EXERCISE DETAILS
Copy out each line below that has the word "this" in it.

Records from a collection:
--------------------------------------------------

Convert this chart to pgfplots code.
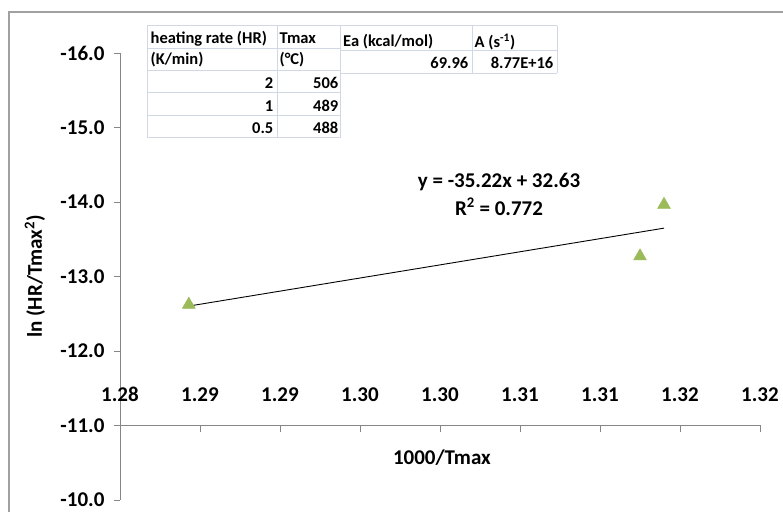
\documentclass[border=0pt]{standalone}
\usepackage{fontspec}
\setmainfont{Carlito}
\usepackage{pgfplots}
\pgfplotsset{compat=1.18}
\definecolor{axisgray}{HTML}{868686}
\definecolor{markgreen}{HTML}{9BBB59}
\definecolor{gridblue}{HTML}{D0D7E5}
\definecolor{framegray}{HTML}{A0A0A0}
\newcommand{\tickfont}{\fontsize{21}{25}\selectfont\bfseries}
\newcommand{\tabfont}{\fontsize{16.5}{19}\selectfont\bfseries}

\begin{document}
\begin{tikzpicture}[x=1pt,y=1pt]
% chart area frame
\draw[framegray, line width=1.2pt] (9,-512) -- (9,-12) -- (784,-12);

% y axis with the data
\begin{axis}[
  at={(440pt,-276.5pt)}, anchor=center,
  scale only axis, width=640pt, height=447pt,
  xmin=1.28, xmax=1.32, ymin=-16, ymax=-10,
  y dir=reverse,
  axis x line=none, axis y line=left,
  axis line style={-, draw=axisgray, line width=1pt},
  ytick={-16,-15,-14,-13,-12,-11,-10},
  tick align=outside, major tick length=6pt,
  tick style={axisgray, line width=1pt},
  y tick label style={/pgf/number format/fixed, /pgf/number format/fixed zerofill,
    /pgf/number format/precision=1, /pgf/number format/assume math mode=true,
    font=\tickfont, xshift=-6pt},
  ylabel={ln (HR/Tmax\textsuperscript{2})},
  ylabel style={font=\tickfont, at={(axis description cs:-0.133,0.5)}, anchor=center},
  clip=false,
]
\addplot[only marks, mark=triangle*, mark size=7.5pt,
  mark options={fill=markgreen, draw=markgreen}]
  coordinates {(1.2843,-12.623) (1.3125,-13.272) (1.3140,-13.963)};
% linear trend line y = -35.22x + 32.63
\addplot[black, line width=0.9pt] coordinates {(1.2843,-12.603) (1.3140,-13.649)};
\end{axis}

% x axis, drawn across y = -11
\begin{axis}[
  at={(440pt,-475pt)}, anchor=center,
  scale only axis, width=640pt, height=100pt,
  xmin=1.28, xmax=1.32, ymin=0, ymax=1,
  axis x line=top, axis y line=none,
  axis line style={-, draw=axisgray, line width=1pt},
  xtick={1.28,1.285,1.29,1.295,1.30,1.305,1.31,1.315,1.32},
  xticklabels={1.28,1.29,1.29,1.30,1.30,1.31,1.31,1.32,1.32},
  tick align=inside, major tick length=7pt,
  tick style={axisgray, line width=1pt},
  x tick label style={font=\tickfont, yshift=20pt},
  xlabel={1000/Tmax},
  xlabel style={font=\tickfont, at={(axis description cs:0.503,0.67)}, anchor=center},
]
\addplot[draw=none] coordinates {(1.30,0.5)};
\end{axis}

% kinetics table
\draw[gridblue, line width=1pt]
  (147,-26) -- (147,-137.5) (277,-26) -- (277,-137.5) (340,-26) -- (340,-137.5)
  (472,-26) -- (472,-73) (557,-26) -- (557,-73);
\foreach \yy in {-26,-48.5,-70,-92.5,-115,-137.5} \draw[gridblue, line width=1pt] (147,\yy) -- (340,\yy);
\foreach \yy in {-26,-50.5,-73} \draw[gridblue, line width=1pt] (340,\yy) -- (557,\yy);
\begin{scope}[every node/.style={inner sep=0pt, font=\tabfont}]
\node[anchor=west] at (150.5,-38.3) {heating rate (HR)};
\node[anchor=west] at (279.5,-38.3) {Tmax};
\node[anchor=west] at (150.5,-60) {(K/min)};
\node[anchor=west] at (279.5,-60) {(°C)};
\node[anchor=east] at (273.5,-83.3) {2};
\node[anchor=east] at (338.5,-83.3) {506};
\node[anchor=east] at (273.5,-106) {1};
\node[anchor=east] at (338.5,-106) {489};
\node[anchor=east] at (273.5,-127.7) {0.5};
\node[anchor=east] at (338.5,-127.7) {488};
\node[anchor=west] at (343,-41.7) {Ea (kcal/mol)};
\node[anchor=west] at (474.5,-41.7) {A (s\textsuperscript{-1})};
\node[anchor=east] at (468.5,-62.7) {69.96};
\node[anchor=east] at (553.5,-62.7) {8.77E+16};
\end{scope}

% trend line equation
\node[inner sep=0pt, font=\tickfont] at (499,-182) {y = -35.22x + 32.63};
\node[inner sep=0pt, font=\tickfont] at (499,-207) {R\textsuperscript{2} = 0.772};

\pgfresetboundingbox
\path[use as bounding box] (0,0) rectangle (783,-511);
\end{tikzpicture}
\end{document}
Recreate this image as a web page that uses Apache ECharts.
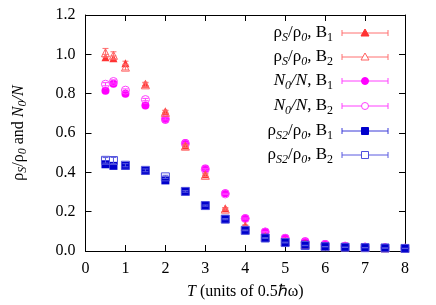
<!DOCTYPE html>
<html><head><meta charset="utf-8">
<script src="https://cdn.jsdelivr.net/npm/echarts@6/dist/echarts.min.js"></script>
<style>html,body{margin:0;padding:0;background:#fff}#c{width:436px;height:305px}</style>
</head><body><div id="c"></div>
<script>
var T = [0.5, 0.7, 1.0, 1.5, 2.0, 2.5, 3.0, 3.5, 4.0, 4.5, 5.0, 5.5, 6.0, 6.5, 7.0, 7.5, 8.0];
var rhoS_B1 = [0.985, 0.98, 0.955, 0.85, 0.71, 0.537, 0.39, 0.217, 0.13, 0.075, 0.05, 0.037, 0.027, 0.021, 0.018, 0.016, 0.014];
var rhoS_B2 = [1.008, 0.995, 0.935, 0.845, 0.705, 0.533, 0.385, 0.213, 0.125, 0.072, 0.048, 0.035, 0.026, 0.021, 0.018, 0.016, 0.014];
var N0_B1 = [0.815, 0.85, 0.80, 0.74, 0.668, 0.549, 0.42, 0.294, 0.167, 0.098, 0.066, 0.049, 0.035, 0.026, 0.021, 0.018, 0.015];
var N0_B2 = [0.848, 0.862, 0.818, 0.77, 0.672, 0.545, 0.415, 0.29, 0.165, 0.097, 0.065, 0.045, 0.033, 0.025, 0.02, 0.017, 0.015];
var rhoS2_B1 = [0.441, 0.433, 0.433, 0.408, 0.359, 0.303, 0.231, 0.162, 0.105, 0.066, 0.045, 0.032, 0.024, 0.02, 0.018, 0.016, 0.014];
var rhoS2_B2 = [0.461, 0.46, 0.436, 0.41, 0.377, 0.303, 0.231, 0.162, 0.105, 0.066, 0.043, 0.028, 0.022, 0.019, 0.017, 0.015, 0.013];
var err_rhoS_B1 = [0.015, 0.012, 0.01, 0.008, 0.006, 0.005, 0.005, 0.004, 0.003, 0.002, 0.002, 0.002, 0.001, 0.001, 0.001, 0.001, 0.001];
var err_rhoS_B2 = [0.022, 0.018, 0.014, 0.01, 0.008, 0.006, 0.006, 0.005, 0.004, 0.003, 0.002, 0.002, 0.001, 0.001, 0.001, 0.001, 0.001];
var err_N0_B1 = [0.006, 0.006, 0.005, 0.005, 0.004, 0.004, 0.004, 0.003, 0.003, 0.002, 0.002, 0.002, 0.001, 0.001, 0.001, 0.001, 0.001];
var err_N0_B2 = [0.008, 0.008, 0.006, 0.006, 0.005, 0.005, 0.004, 0.003, 0.003, 0.002, 0.002, 0.002, 0.001, 0.001, 0.001, 0.001, 0.001];
var err_rhoS2_B1 = [0.01, 0.01, 0.006, 0.006, 0.005, 0.004, 0.003, 0.003, 0.002, 0.002, 0.002, 0.001, 0.001, 0.001, 0.001, 0.001, 0.001];
var err_rhoS2_B2 = [0.014, 0.016, 0.008, 0.007, 0.008, 0.004, 0.003, 0.003, 0.002, 0.002, 0.002, 0.001, 0.001, 0.001, 0.001, 0.001, 0.001];
var xTicks = [0, 1, 2, 3, 4, 5, 6, 7, 8];
var yTicks = ['0.0', '0.2', '0.4', '0.6', '0.8', '1.0', '1.2'];

var FONT = 'Liberation Serif';
function mkRich(fs, ss, pad) {
  return {
    r: {fontFamily: FONT, fontSize: fs, color: '#000', lineHeight: fs + 2},
    i: {fontFamily: FONT, fontSize: fs, fontStyle: 'italic', color: '#000', lineHeight: fs + 2},
    si: {fontFamily: FONT, fontSize: ss, fontStyle: 'italic', color: '#000', lineHeight: ss, padding: [pad, 0, 0, 0]},
    s: {fontFamily: FONT, fontSize: ss, color: '#000', lineHeight: ss, padding: [pad, 0, 0, 0]}
  };
}
var rich = mkRich(16, 12, 9);
var legRich = mkRich(17, 12, 10);

var defs = [
  {name: 'rhoS_B1', y: rhoS_B1, e: err_rhoS_B1, sym: 'triangle', fill: '#f33', stroke: '#f33', bar: '#ff7070', size: 8, z: 3,
   label: '{r|ρ}{si|S}{r|/ρ}{si|0}{r|, B}{s|1}'},
  {name: 'rhoS_B2', y: rhoS_B2, e: err_rhoS_B2, sym: 'triangle', fill: 'rgba(0,0,0,0)', stroke: '#ff6060', bar: '#ff7070', size: 8, z: 4,
   label: '{r|ρ}{si|S}{r|/ρ}{si|0}{r|, B}{s|2}'},
  {name: 'N0_B1', y: N0_B1, e: err_N0_B1, sym: 'circle', fill: '#f0f', stroke: '#f0f', bar: '#ff40ff', size: 8, z: 1,
   label: '{i|N}{si|0}{i|/N}{r|, B}{s|1}'},
  {name: 'N0_B2', y: N0_B2, e: err_N0_B2, sym: 'circle', fill: 'rgba(0,0,0,0)', stroke: '#ff40ff', bar: '#ff40ff', size: 8, z: 2,
   label: '{i|N}{si|0}{i|/N}{r|, B}{s|2}'},
  {name: 'rhoS2_B1', y: rhoS2_B1, e: err_rhoS2_B1, sym: 'rect', fill: '#0000cc', stroke: '#0000cc', bar: '#3a3ad8', size: 8, z: 5,
   label: '{r|ρ}{si|S2}{r|/ρ}{si|0}{r|, B}{s|1}'},
  {name: 'rhoS2_B2', y: rhoS2_B2, e: err_rhoS2_B2, sym: 'rect', fill: 'rgba(0,0,0,0)', stroke: '#5050dd', bar: '#5a5ae0', size: 8, z: 6,
   label: '{r|ρ}{si|S2}{r|/ρ}{si|0}{r|, B}{s|2}'}
];

var series = [];
defs.forEach(function (d) {
  var pts = T.map(function (t, k) { return [t, d.y[k], d.e[k]]; });
  series.push({
    type: 'custom', name: d.name + '_err', z: d.z, silent: true,
    data: pts,
    renderItem: function (params, api) {
      var x = api.value(0), y = api.value(1), e = api.value(2);
      var a = api.coord([x, y + e]), b = api.coord([x, y - e]);
      return {type: 'group', children: [
        {type: 'line', shape: {x1: a[0], y1: a[1], x2: b[0], y2: b[1]}, style: {stroke: d.bar, lineWidth: 1}},
        {type: 'line', shape: {x1: a[0] - 3, y1: a[1], x2: a[0] + 3, y2: a[1]}, style: {stroke: d.bar, lineWidth: 1}},
        {type: 'line', shape: {x1: b[0] - 3, y1: b[1], x2: b[0] + 3, y2: b[1]}, style: {stroke: d.bar, lineWidth: 1}}
      ]};
    },
    encode: {x: 0, y: 1}
  });
  series.push({
    type: 'scatter', name: d.name, z: d.z, symbol: d.sym, symbolSize: d.size,
    data: pts.map(function (p) { return [p[0], p[1]]; }),
    itemStyle: {color: d.fill, borderColor: d.stroke, borderWidth: d.fill === 'rgba(0,0,0,0)' ? 1 : 0, opacity: 1},
    emphasis: {disabled: true}, animation: false
  });
});

// legend built as graphic elements
var graphics = [];
var rowY = [33, 57, 81, 106, 131, 155];
defs.forEach(function (d, k) {
  var cy = rowY[k];
  graphics.push({type: 'text', x: 333, y: cy, z: 100,
    style: {text: d.label, rich: legRich, align: 'right', verticalAlign: 'middle', fill: '#000'}});
  graphics.push({type: 'line', z: 100, shape: {x1: 342, y1: cy, x2: 388, y2: cy}, style: {stroke: d.bar, lineWidth: 1}});
  graphics.push({type: 'line', z: 100, shape: {x1: 342, y1: cy - 3, x2: 342, y2: cy + 3}, style: {stroke: d.bar, lineWidth: 1}});
  graphics.push({type: 'line', z: 100, shape: {x1: 388, y1: cy - 3, x2: 388, y2: cy + 3}, style: {stroke: d.bar, lineWidth: 1}});
  var st = {fill: d.fill === 'rgba(0,0,0,0)' ? '#fff' : d.fill, stroke: d.stroke, lineWidth: 1};
  if (d.sym === 'triangle') {
    graphics.push({type: 'polygon', z: 101, shape: {points: [[365, cy - 4], [369, cy + 3], [361, cy + 3]]}, style: st});
  } else if (d.sym === 'circle') {
    graphics.push({type: 'circle', z: 101, shape: {cx: 365, cy: cy, r: 3.5}, style: st});
  } else {
    graphics.push({type: 'rect', z: 101, shape: {x: 361.5, y: cy - 3.5, width: 7, height: 7}, style: st});
  }
});

var axisCommon = {
  axisLine: {show: true, onZero: false, lineStyle: {color: '#000', width: 1}},
  axisTick: {show: true, inside: true, length: 6, lineStyle: {color: '#000', width: 1}},
  splitLine: {show: false}
};

var option = {
  animation: false,
  backgroundColor: '#fff',
  grid: {left: 80, right: 31, top: 15, bottom: 52, containLabel: false},
  xAxis: [
    Object.assign({type: 'value', min: 0, max: 8, interval: 1, position: 'bottom',
      axisLabel: {fontFamily: FONT, fontSize: 16, color: '#000', margin: 10,
        formatter: function (v) { return xTicks.indexOf(v) >= 0 ? String(v) : ''; }},
      name: '{i|T}{r| (units of 0.5ℏω)}', nameLocation: 'middle', nameGap: 32,
      nameTextStyle: {rich: rich}}, axisCommon),
    Object.assign({type: 'value', min: 0, max: 8, interval: 1, position: 'top', axisLabel: {show: false}}, axisCommon)
  ],
  yAxis: [
    Object.assign({type: 'value', min: 0, max: 1.2, interval: 0.2, position: 'left',
      axisLabel: {fontFamily: FONT, fontSize: 16, color: '#000', margin: 10,
        formatter: function (v) { return yTicks[Math.round(v / 0.2)]; }},
      name: '{r|ρ}{si|S}{r|/ρ}{si|0}{r| and }{i|N}{si|0}{i|/N}', nameLocation: 'middle', nameGap: 58, nameRotate: 90,
      nameTextStyle: {rich: rich}}, axisCommon),
    Object.assign({type: 'value', min: 0, max: 1.2, interval: 0.2, position: 'right', axisLabel: {show: false}}, axisCommon)
  ],
  series: series,
  graphic: graphics
};
var chart = echarts.init(document.getElementById('c'), null, {renderer: 'canvas'});
chart.setOption(option);
</script></body></html>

--------------------------------------------------

RESPONSE
Convert this chart to pgfplots code.
Recreate this image as a web page that uses Apache ECharts.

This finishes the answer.